A Labor advisory committee has recommended innovative solutions for the overcrowding and underfunding woes of Western Australian prisons, advocating for increased public private partnerships in the sector.
A Labor advisory committee has recommended innovative solutions for the overcrowding and underfunding woes of Western Australian prisons, advocating for increased public private partnerships in the sector.
The Community Development and Justice Standing Committee, led by outgoing Labor MP Alannah MacTiernan, has made several recommendations, the overarching one being to encourage PPPs between prisons and businesses in order to make prisons self-sustaining in WA and lessen the significant current burden prisons have on the state.
“We want a financially sustainable approach to the rehabilitation and employment of prisoners and we want to reduce the tax burden to the community,” Ms MacTiernan said.
“We are going into a downward spiral – we don’t have enough money, we’re not putting enough money in to employment opportunities in the prisons – and therefore we are getting high level of recidivism.
“If we follow the model of setting up private businesses working with the prisons and being very focussed on job opportunities and training in prisons, we could actually get these prison industries to generate enough money to keep the level of business activity up in the prison and to fund the training within prisons.”
A separate report into justice reinvestment by opposition corrective services spokesman Paul Papalia found WA prisons are currently beset by massive overcrowding, not as a result of increasing crime rates, but the lack of rehabilitation services within prison systems.
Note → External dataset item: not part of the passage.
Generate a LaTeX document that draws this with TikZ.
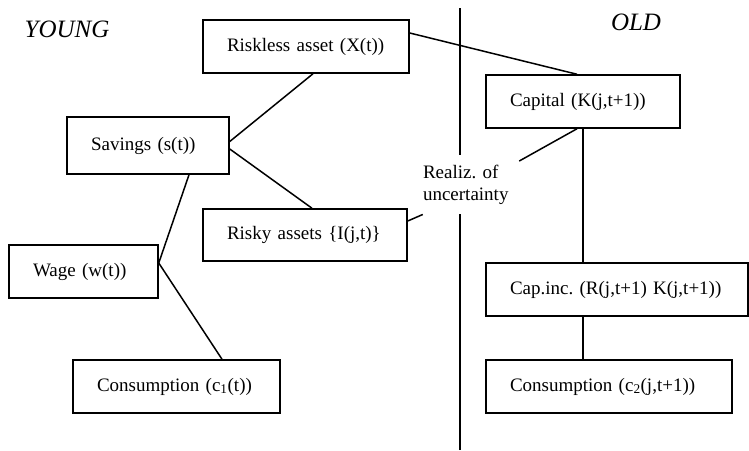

The report states some 60 per cent of the recent steep growth in WA’s prison muster can be attributed to parole policies and practices since April 2009.
Ms MacTiernan told WA Business News if WA prison systems employed the same system as NSW and Singapore, which the Justice Standing Committee’s report used as an example, that burden on the taxpayer and the state would lessen.
“In some cases they build their prisons with workshop space and then they tender this out. So different companies can come in, bring in their own machinery, employ the prisoners to do the work and produce their goods that way.”
“It can actually become self sustaining, that’s the whole point.”
Alongside expanding PPPs, the report recommends the Barnett government create a semi-autonomous trading enterprise to run all employment and industry initiatives, encourage private sector involvement in getting ex-prisoners employment and expanding the existing program.
The Barnett government is scheduled to respond to the recommendations in September.